Illustration: Zhitao Zhang

Thin light-emitting fibers that can be woven into textiles could be made into glowing clothes and other wearable electronics, researchers at Fudan University in Shanghai say.

Organic light-emitting diodes (OLEDs) are increasingly finding use in smartphones screens and televisions, offering a bright source of light with a wide range of colors that can be applied to rigid, curved, and even flexible surfaces. However, incorporating OLEDs into fabrics is difficult because they depend on cathodes that need relatively low amounts of energy to withdraw electrons completely from their surfaces. Such "low work function" materials—including calcium or magnesium—are sensitive to air, making them a problem for use in anything that can see as much use as fabric.

Instead, Zhitao Zhang at Fudan University in Shanghai and his colleagues explored devices known as polymer light-emitting electrochemical cells (PLECs). Like OLEDs, PLECs are usually made up of two metal electrodes connected to an electroluminescent organic semiconductor, but PLECs also incorporate salts into the light-emitting layer. This not only presents advantages such as high electron-to-photon conversion efficiency and high power efficiency compared to OLEDs, but PLECs also do not require low work function cathodes.

Now the scientists have developed a roughly one-millimeter-thick fiber-shaped PLEC consisting of a thin steel wire coated with a layer of zinc oxide nanoparticles, an electroluminescent polymer and an outer highly transparent layer of carbon nanotubes. These fibers can be twisted together and woven into patterns in lightweight, flexible, wearable textiles. Zhang, along with Huisheng Peng and their colleagues, detailed their findings online 18 March in the journal Nature Photonics.

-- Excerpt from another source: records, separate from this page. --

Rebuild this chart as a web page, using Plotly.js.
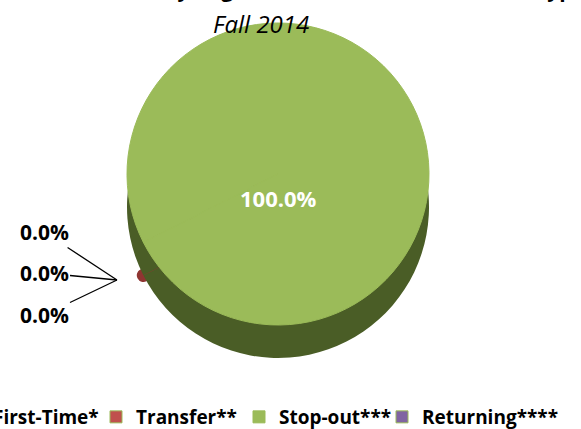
<!DOCTYPE html>
<html><head><meta charset="utf-8">
<script src="https://cdn.plot.ly/plotly-3.0.1.min.js"></script>
<style>html,body{margin:0;padding:0;background:#fff}#chart{width:581px;height:429px}</style>
</head><body><div id="chart"></div>
<script>
const categories = ["First-Time*", "Transfer**", "Stop-out***", "Returning****"];
const counts = [0, 1, 2500, 0];
const topColors = ["#4F81BD", "#C0504D", "#9BBB59", "#8064A2"];
const sideColors = ["#2c4d75", "#8f3532", "#4a5d26", "#4d3b62"];
const titleText = "Enrollment by Registration Status and Student Type";
const subtitleText = "Fall 2014";

(function () {
const total = counts.reduce((a, b) => a + b, 0);
const pct = counts.map(v => (100 * v / total).toFixed(1) + "%");
const FONT = "'Open Sans', sans-serif";
const W = 581, H = 429, MB = 40, HP = H - MB;
const px = x => x / W;
const py = y => (HP - y) / HP;
const cx = 278, cy = 174, r = 151, depth = 33;
function dom(cyy) {
  return {x: [px(cx - r), px(cx + r)], y: [py(cyy + r), py(cyy - r)]};
}
const common = {
  type: "pie", labels: categories, values: counts, sort: false,
  direction: "clockwise", rotation: 243, textinfo: "none", hoverinfo: "label+percent"
};
const sidePie = Object.assign({}, common, {
  domain: dom(cy + depth), showlegend: false,
  marker: {colors: sideColors,
    line: {color: sideColors, width: counts.map(v => (v > 0 && v / total < 0.01) ? 13 : 0)}}
});
const topPie = Object.assign({}, common, {
  domain: dom(cy),
  marker: {colors: topColors, line: {color: topColors[2], width: 1}}
});

const anchor = {x: px(117), y: py(280)};
const offsets = [[-73, -48], [-73, -7], [-73, 35]];
const annotations = [];
let k = 0;
counts.forEach((v, i) => {
  if (v / total < 0.5 && k < offsets.length) {
    annotations.push({x: anchor.x, y: anchor.y, xref: "paper", yref: "paper", text: "<b>" + pct[i] + "</b>",
      showarrow: true, arrowhead: 0, arrowwidth: 1.3, arrowcolor: "#000", standoff: 0,
      ax: offsets[k][0], ay: offsets[k][1], font: {family: FONT, size: 21, color: "#000"}});
    k++;
  } else if (v / total >= 0.5) {
    annotations.push({x: px(cx), y: py(198), xref: "paper", yref: "paper", text: "<b>" + pct[i] + "</b>",
      showarrow: false, font: {family: FONT, size: 22, color: "#fff"}});
  }
});
annotations.push({x: px(313), y: py(5), xref: "paper", yref: "paper", yanchor: "bottom",
  text: "<b>" + titleText + "</b>", showarrow: false, font: {family: FONT, size: 21, color: "#000"}});
annotations.push({x: px(261), y: py(23), xref: "paper", yref: "paper", yanchor: "middle",
  text: "<i>" + subtitleText + "</i>", showarrow: false, font: {family: FONT, size: 24, color: "#000"}});

const layout = {
  width: W, height: H, margin: {l: 0, r: 0, t: 0, b: MB, autoexpand: false},
  paper_bgcolor: "#fff", showlegend: true,
  legend: {orientation: "h", x: px(-47), y: py(417), xanchor: "left", yanchor: "middle",
    font: {family: FONT, size: 19, color: "#000", weight: "bold"}, itemwidth: 30, traceorder: "normal",
    entrywidth: 98, entrywidthmode: "pixels"},
  annotations: annotations
};
Plotly.newPlot("chart", [sidePie, topPie], layout, {staticPlot: true}).then(gd => {
  gd.querySelectorAll(".legend .scrollbox, .legend").forEach(el => el.removeAttribute("clip-path"));
});
})();
</script></body></html>
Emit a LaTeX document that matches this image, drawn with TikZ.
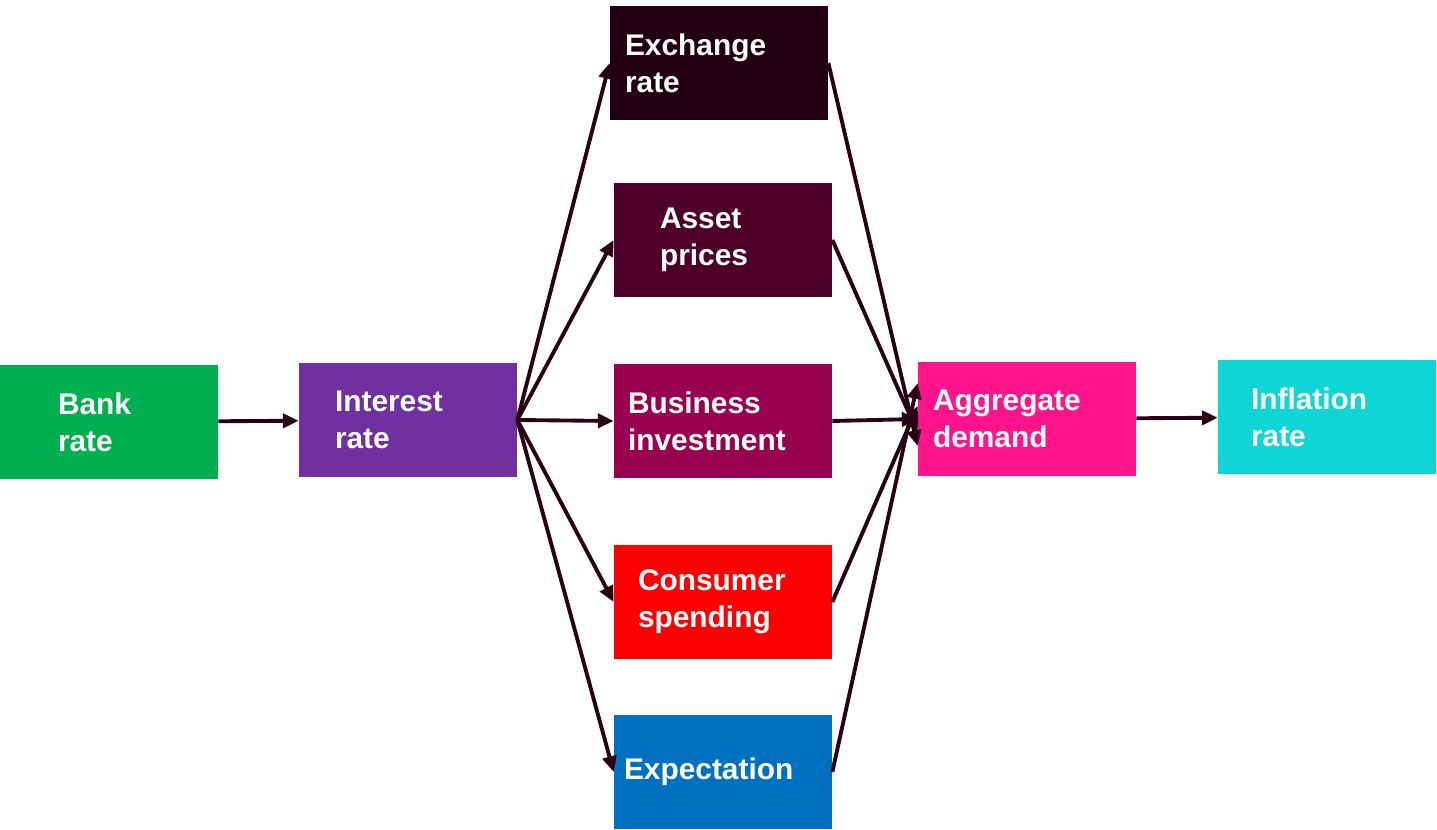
\documentclass[tikz,border=0pt]{standalone}
\usepackage{fontspec}
\setmainfont{Liberation Sans}
\usetikzlibrary{arrows.meta}
\definecolor{arrowc}{HTML}{2A0014}
\begin{document}
\begin{tikzpicture}[x=0.02cm, y=-0.02cm,
    box/.style={rectangle, minimum width=4.36cm, minimum height=2.28cm, inner xsep=#1,
      text width=4.36cm-2*#1, align=left, text=white,
      font=\fontsize{17}{21}\selectfont\bfseries},
    link/.style={draw=arrowc, line width=2.2pt, -{Triangle[length=9pt,width=8pt]}}]

  \useasboundingbox (0,0) rectangle (1437,830);

  \node[box=1.16cm, fill={rgb,255:red,0;green,176;blue,80}]   (bank) at (109,422) {Bank\\rate};
  \node[box=0.72cm, fill={rgb,255:red,112;green,48;blue,160}] (ir)   at (408,420) {Interest\\rate};
  \node[box=0.3cm,  fill={rgb,255:red,34;green,0;blue,16}]    (ex)   at (719,63)  {Exchange\\rate};
  \node[box=0.92cm, fill={rgb,255:red,78;green,0;blue,41}]    (ap)   at (723,240) {Asset\\prices};
  \node[box=0.28cm, fill={rgb,255:red,153;green,0;blue,80}]   (bi)   at (723,421) {Business\\investment};
  \node[box=0.48cm, fill={rgb,255:red,255;green,0;blue,0}]    (cs)   at (723,602) {Consumer\\spending};
  \node[box=0.2cm,  fill={rgb,255:red,0;green,112;blue,192}]  (expt) at (723,772) {Expectation};
  \node[box=0.3cm,  fill={rgb,255:red,255;green,20;blue,140}] (ad)   at (1027,419) {Aggregate\\demand};
  \node[box=0.66cm, fill={rgb,255:red,16;green,213;blue,213}] (inf)  at (1327,417) {Inflation\\rate};

  \draw[link] (bank) -- (ir);
  \foreach \t in {ex, ap, bi, cs, expt}
    \draw[link] (ir.east) -- (\t.west);
  \draw[link] (ex.east)   -- ([yshift=-0.54cm]ad.west);
  \draw[link] (ap.east)   -- ([yshift=-0.28cm]ad.west);
  \draw[link] (bi.east)   -- (ad.west);
  \draw[link] (cs.east)   -- ([yshift=0.26cm]ad.west);
  \draw[link] (expt.east) -- ([yshift=0.72cm]ad.west);
  \draw[link] (ad) -- (inf);
\end{tikzpicture}
\end{document}
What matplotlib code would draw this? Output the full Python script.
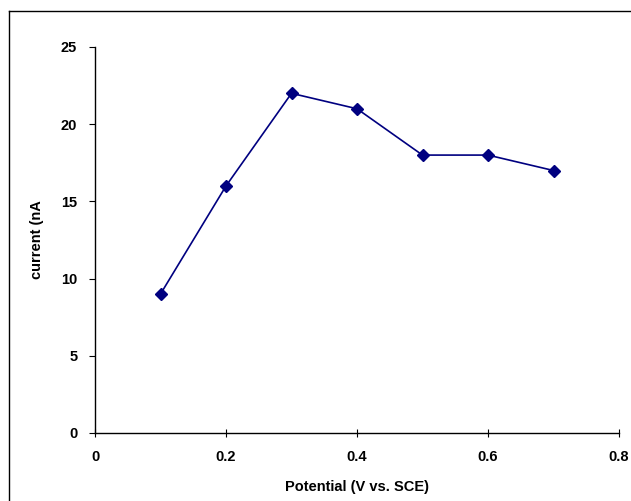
import matplotlib.pyplot as plt
from matplotlib.lines import Line2D

potential = [0.1, 0.2, 0.3, 0.4, 0.5, 0.6, 0.7]
current = [9, 16, 22, 21, 18, 18, 17]
xticks = [0, 0.2, 0.4, 0.6, 0.8]
xticklabels = ['0', '0.2', '0.4', '0.6', '0.8']
yticks = [0, 5, 10, 15, 20, 25]

plt.rcParams['font.family'] = ['Liberation Sans', 'DejaVu Sans']
plt.rcParams['font.weight'] = 'bold'

fig = plt.figure(figsize=(6.31, 5.01), dpi=100)
# chart area border (only left and top edges fall inside the image)
x0, ytop = 8.5 / 631, 1 - 10.5 / 501
fig.lines.append(Line2D([x0, x0], [0, ytop], transform=fig.transFigure,
                        color='black', linewidth=1.0))
fig.lines.append(Line2D([x0, 1], [ytop, ytop], transform=fig.transFigure,
                        color='black', linewidth=1.0))

ax = fig.add_axes([95 / 631, 1 - 433 / 501, 524 / 631, 386 / 501])
ax.plot(potential, current, color='#000080', linewidth=1.2,
        marker='D', markersize=6, markerfacecolor='#000080',
        markeredgecolor='#000080')

ax.set_xlim(0, 0.8)
ax.set_ylim(0, 25)
ax.set_xticks(xticks)
ax.set_xticklabels(xticklabels)
ax.set_yticks(yticks)
for s in ['top', 'right']:
    ax.spines[s].set_visible(False)
for s in ['left', 'bottom']:
    ax.spines[s].set_linewidth(1.0)
ax.tick_params(axis='x', direction='inout', length=6, pad=9, labelsize=10.5)
ax.tick_params(axis='y', direction='out', length=4.3, pad=8.5, labelsize=10.5)

ax.set_xlabel('Potential (V vs. SCE)', fontsize=10.5, fontweight='bold', labelpad=12)
ax.set_ylabel('current (nA', fontsize=10.5, fontweight='bold', labelpad=12)

fig.savefig('out.png', dpi=100)
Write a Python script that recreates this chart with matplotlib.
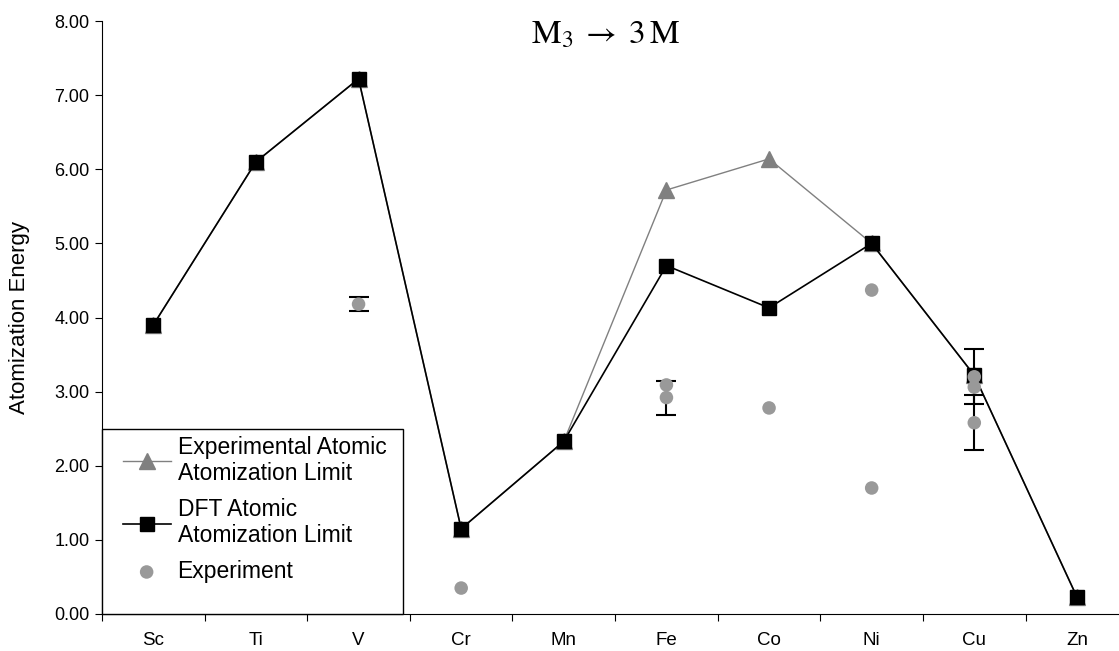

The fibers can emit blue or yellow light from their entire surface when a few volts or more are applied between the inner metal wire and the outer carbon nanotube layer, and other colors might be possible in the future. The zinc oxide nanoparticles and the electroluminescent polymer are manufactured from simple solution-based processes that the scientists suggest could be scaled up for practical applications. The fibers "can be woven into light-emitting clothes for the creation of smart fabrics," Zhang said.

One challenge PLECs face is that their performance degrades over time: The brightness of these fibers decreases by half after only four hours of operation. However, electronics researchers Enrique Ortí and Henk Bolink at the University of Valencia in Spain, who did not take part in this study, noted in a review in Nature Photonics that PLECs now exist that can last for several thousand hours, suggesting that PLECs might one day be usable in long-lasting glowing fibers.